**Work to do**
Write out the listing beneath this instruction in its entirety, exactly as it reads.

[Start]

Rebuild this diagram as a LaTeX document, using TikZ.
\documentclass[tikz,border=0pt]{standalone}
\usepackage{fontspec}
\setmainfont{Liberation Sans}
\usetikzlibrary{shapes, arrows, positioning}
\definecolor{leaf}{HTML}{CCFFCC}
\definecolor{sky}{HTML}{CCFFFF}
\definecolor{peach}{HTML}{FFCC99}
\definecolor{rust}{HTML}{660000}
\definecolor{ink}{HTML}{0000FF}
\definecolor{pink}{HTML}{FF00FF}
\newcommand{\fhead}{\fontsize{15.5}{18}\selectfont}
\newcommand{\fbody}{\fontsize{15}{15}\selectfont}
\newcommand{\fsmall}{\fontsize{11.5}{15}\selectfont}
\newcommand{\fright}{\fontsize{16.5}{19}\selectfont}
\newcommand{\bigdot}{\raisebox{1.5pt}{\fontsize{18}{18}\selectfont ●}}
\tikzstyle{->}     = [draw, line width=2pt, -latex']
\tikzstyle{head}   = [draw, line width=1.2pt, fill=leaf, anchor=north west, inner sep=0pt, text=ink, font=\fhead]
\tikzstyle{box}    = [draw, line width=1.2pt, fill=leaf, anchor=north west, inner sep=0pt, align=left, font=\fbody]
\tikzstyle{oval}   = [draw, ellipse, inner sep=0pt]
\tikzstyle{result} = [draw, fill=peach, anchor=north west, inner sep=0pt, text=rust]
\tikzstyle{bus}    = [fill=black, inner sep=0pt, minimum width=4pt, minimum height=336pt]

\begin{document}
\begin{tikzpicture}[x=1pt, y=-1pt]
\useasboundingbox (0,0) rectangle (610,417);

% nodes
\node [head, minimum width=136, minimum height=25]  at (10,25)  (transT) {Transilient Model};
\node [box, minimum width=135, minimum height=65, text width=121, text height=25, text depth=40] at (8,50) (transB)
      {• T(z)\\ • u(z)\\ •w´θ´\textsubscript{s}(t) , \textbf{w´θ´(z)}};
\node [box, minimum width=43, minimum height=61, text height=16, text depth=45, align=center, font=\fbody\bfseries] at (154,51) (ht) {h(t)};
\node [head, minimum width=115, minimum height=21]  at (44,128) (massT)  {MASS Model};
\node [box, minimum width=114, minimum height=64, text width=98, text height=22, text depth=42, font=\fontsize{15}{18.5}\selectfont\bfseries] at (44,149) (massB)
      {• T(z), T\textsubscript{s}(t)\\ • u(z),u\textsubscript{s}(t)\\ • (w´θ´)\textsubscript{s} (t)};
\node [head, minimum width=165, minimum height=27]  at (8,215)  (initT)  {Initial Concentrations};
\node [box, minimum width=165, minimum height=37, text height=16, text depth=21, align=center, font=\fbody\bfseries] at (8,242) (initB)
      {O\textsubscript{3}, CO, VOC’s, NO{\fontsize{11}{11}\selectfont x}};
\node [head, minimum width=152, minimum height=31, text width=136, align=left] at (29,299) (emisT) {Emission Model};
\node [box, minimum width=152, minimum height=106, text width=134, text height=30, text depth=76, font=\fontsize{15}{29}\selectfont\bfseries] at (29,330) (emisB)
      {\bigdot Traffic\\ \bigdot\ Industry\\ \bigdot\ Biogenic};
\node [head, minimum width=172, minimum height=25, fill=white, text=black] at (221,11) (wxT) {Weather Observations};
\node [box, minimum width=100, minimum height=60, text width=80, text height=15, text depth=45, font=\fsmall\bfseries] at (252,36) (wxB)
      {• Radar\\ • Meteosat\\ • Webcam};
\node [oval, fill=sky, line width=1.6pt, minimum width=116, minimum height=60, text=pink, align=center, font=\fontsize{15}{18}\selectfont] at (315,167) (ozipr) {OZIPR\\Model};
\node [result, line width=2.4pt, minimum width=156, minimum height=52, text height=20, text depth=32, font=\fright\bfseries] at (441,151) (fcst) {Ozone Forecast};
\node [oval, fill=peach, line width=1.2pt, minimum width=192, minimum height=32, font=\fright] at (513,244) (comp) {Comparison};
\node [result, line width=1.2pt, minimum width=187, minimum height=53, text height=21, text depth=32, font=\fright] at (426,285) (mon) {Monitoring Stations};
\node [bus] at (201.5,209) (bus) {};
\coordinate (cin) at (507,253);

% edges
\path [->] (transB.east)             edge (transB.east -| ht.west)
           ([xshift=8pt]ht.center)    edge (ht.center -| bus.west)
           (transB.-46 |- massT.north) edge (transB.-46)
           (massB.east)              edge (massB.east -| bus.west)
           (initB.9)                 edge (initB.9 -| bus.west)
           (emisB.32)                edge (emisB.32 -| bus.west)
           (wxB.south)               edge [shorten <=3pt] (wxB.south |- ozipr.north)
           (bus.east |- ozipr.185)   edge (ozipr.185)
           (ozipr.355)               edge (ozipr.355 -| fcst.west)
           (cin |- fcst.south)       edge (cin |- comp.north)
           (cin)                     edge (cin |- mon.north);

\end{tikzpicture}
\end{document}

[End]

**Reply to the task**
Rebuild this diagram as a LaTeX document, using TikZ.
\documentclass[tikz,border=0pt]{standalone}
\usepackage{fontspec}
\setmainfont{Liberation Sans}
\usetikzlibrary{shapes, arrows, positioning}
\definecolor{leaf}{HTML}{CCFFCC}
\definecolor{sky}{HTML}{CCFFFF}
\definecolor{peach}{HTML}{FFCC99}
\definecolor{rust}{HTML}{660000}
\definecolor{ink}{HTML}{0000FF}
\definecolor{pink}{HTML}{FF00FF}
\newcommand{\fhead}{\fontsize{15.5}{18}\selectfont}
\newcommand{\fbody}{\fontsize{15}{15}\selectfont}
\newcommand{\fsmall}{\fontsize{11.5}{15}\selectfont}
\newcommand{\fright}{\fontsize{16.5}{19}\selectfont}
\newcommand{\bigdot}{\raisebox{1.5pt}{\fontsize{18}{18}\selectfont ●}}
\tikzstyle{->}     = [draw, line width=2pt, -latex']
\tikzstyle{head}   = [draw, line width=1.2pt, fill=leaf, anchor=north west, inner sep=0pt, text=ink, font=\fhead]
\tikzstyle{box}    = [draw, line width=1.2pt, fill=leaf, anchor=north west, inner sep=0pt, align=left, font=\fbody]
\tikzstyle{oval}   = [draw, ellipse, inner sep=0pt]
\tikzstyle{result} = [draw, fill=peach, anchor=north west, inner sep=0pt, text=rust]
\tikzstyle{bus}    = [fill=black, inner sep=0pt, minimum width=4pt, minimum height=336pt]

\begin{document}
\begin{tikzpicture}[x=1pt, y=-1pt]
\useasboundingbox (0,0) rectangle (610,417);

% nodes
\node [head, minimum width=136, minimum height=25]  at (10,25)  (transT) {Transilient Model};
\node [box, minimum width=135, minimum height=65, text width=121, text height=25, text depth=40] at (8,50) (transB)
      {• T(z)\\ • u(z)\\ •w´θ´\textsubscript{s}(t) , \textbf{w´θ´(z)}};
\node [box, minimum width=43, minimum height=61, text height=16, text depth=45, align=center, font=\fbody\bfseries] at (154,51) (ht) {h(t)};
\node [head, minimum width=115, minimum height=21]  at (44,128) (massT)  {MASS Model};
\node [box, minimum width=114, minimum height=64, text width=98, text height=22, text depth=42, font=\fontsize{15}{18.5}\selectfont\bfseries] at (44,149) (massB)
      {• T(z), T\textsubscript{s}(t)\\ • u(z),u\textsubscript{s}(t)\\ • (w´θ´)\textsubscript{s} (t)};
\node [head, minimum width=165, minimum height=27]  at (8,215)  (initT)  {Initial Concentrations};
\node [box, minimum width=165, minimum height=37, text height=16, text depth=21, align=center, font=\fbody\bfseries] at (8,242) (initB)
      {O\textsubscript{3}, CO, VOC’s, NO{\fontsize{11}{11}\selectfont x}};
\node [head, minimum width=152, minimum height=31, text width=136, align=left] at (29,299) (emisT) {Emission Model};
\node [box, minimum width=152, minimum height=106, text width=134, text height=30, text depth=76, font=\fontsize{15}{29}\selectfont\bfseries] at (29,330) (emisB)
      {\bigdot Traffic\\ \bigdot\ Industry\\ \bigdot\ Biogenic};
\node [head, minimum width=172, minimum height=25, fill=white, text=black] at (221,11) (wxT) {Weather Observations};
\node [box, minimum width=100, minimum height=60, text width=80, text height=15, text depth=45, font=\fsmall\bfseries] at (252,36) (wxB)
      {• Radar\\ • Meteosat\\ • Webcam};
\node [oval, fill=sky, line width=1.6pt, minimum width=116, minimum height=60, text=pink, align=center, font=\fontsize{15}{18}\selectfont] at (315,167) (ozipr) {OZIPR\\Model};
\node [result, line width=2.4pt, minimum width=156, minimum height=52, text height=20, text depth=32, font=\fright\bfseries] at (441,151) (fcst) {Ozone Forecast};
\node [oval, fill=peach, line width=1.2pt, minimum width=192, minimum height=32, font=\fright] at (513,244) (comp) {Comparison};
\node [result, line width=1.2pt, minimum width=187, minimum height=53, text height=21, text depth=32, font=\fright] at (426,285) (mon) {Monitoring Stations};
\node [bus] at (201.5,209) (bus) {};
\coordinate (cin) at (507,253);

% edges
\path [->] (transB.east)             edge (transB.east -| ht.west)
           ([xshift=8pt]ht.center)    edge (ht.center -| bus.west)
           (transB.-46 |- massT.north) edge (transB.-46)
           (massB.east)              edge (massB.east -| bus.west)
           (initB.9)                 edge (initB.9 -| bus.west)
           (emisB.32)                edge (emisB.32 -| bus.west)
           (wxB.south)               edge [shorten <=3pt] (wxB.south |- ozipr.north)
           (bus.east |- ozipr.185)   edge (ozipr.185)
           (ozipr.355)               edge (ozipr.355 -| fcst.west)
           (cin |- fcst.south)       edge (cin |- comp.north)
           (cin)                     edge (cin |- mon.north);

\end{tikzpicture}
\end{document}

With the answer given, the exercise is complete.